You could think of valuation in terms of PE. For a high quality, predictable, cash generative company that grows 5-7% CAGR, a PE between 20-30 could be reasonable (if the market returns 10% a year and this company can grow at those rates while returning cash all you need is a 3-5% yield on the stock to match or beat the market). I’m gonna go and call fair value multiple is 25. At 139M shares outstanding FCF per share is close to $0.10. That would put appraisal value at $2.5. Slightly above of what it's trading for right now. Then again, those multiples are a bit high in terms of history. Average PE for the last 10 years is 15x which would imply a $1.50 share price. So it’s marginally cheaper than what it could be worth and considerably more expensive than what’s its traded for in the past. The company is getting better so the 15x multiple is probably on the low side of what it should be worth.

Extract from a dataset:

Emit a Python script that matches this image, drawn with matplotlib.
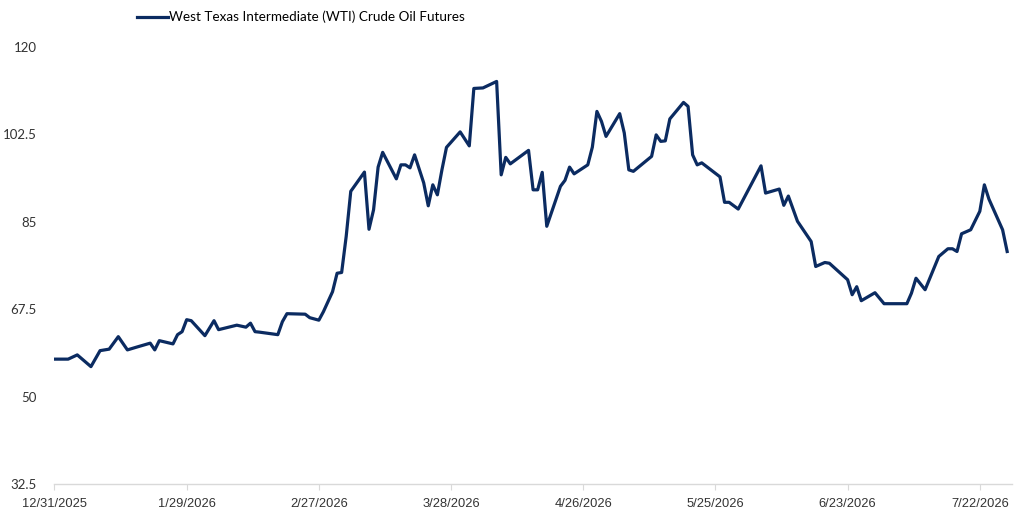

So either way the company seems pretty fairly valued at $2.25. If that’s the case then I would not want to pay more than $1.25 per share for this stock (5-7% Growth + 8% FCF Yield= 13-15% Hold Return).

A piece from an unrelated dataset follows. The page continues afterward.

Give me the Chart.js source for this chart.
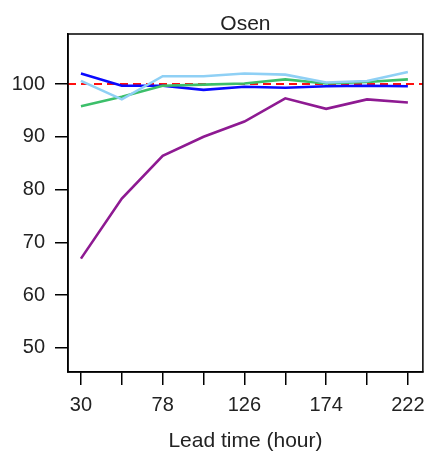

By all accounts, this is a high quality, profitable, growing company with good corporate governance, room to grow, high barriers to entry and high insider ownership. If growth accelerates or price gets cut in half I’d be very interested in this stock.
PS. As I’m writing the company released a document saying that a proposal to allow management to issue shares will be considered on their next AGM to be held next Friday. I’m not sure what to think of this. The company has almost never issued shares before, growth has been entirely funded by CFO, they haven’t disclose any intention to pursue acquisitions and remunerations are paid in cash (which I like). We’ll find out soon enough.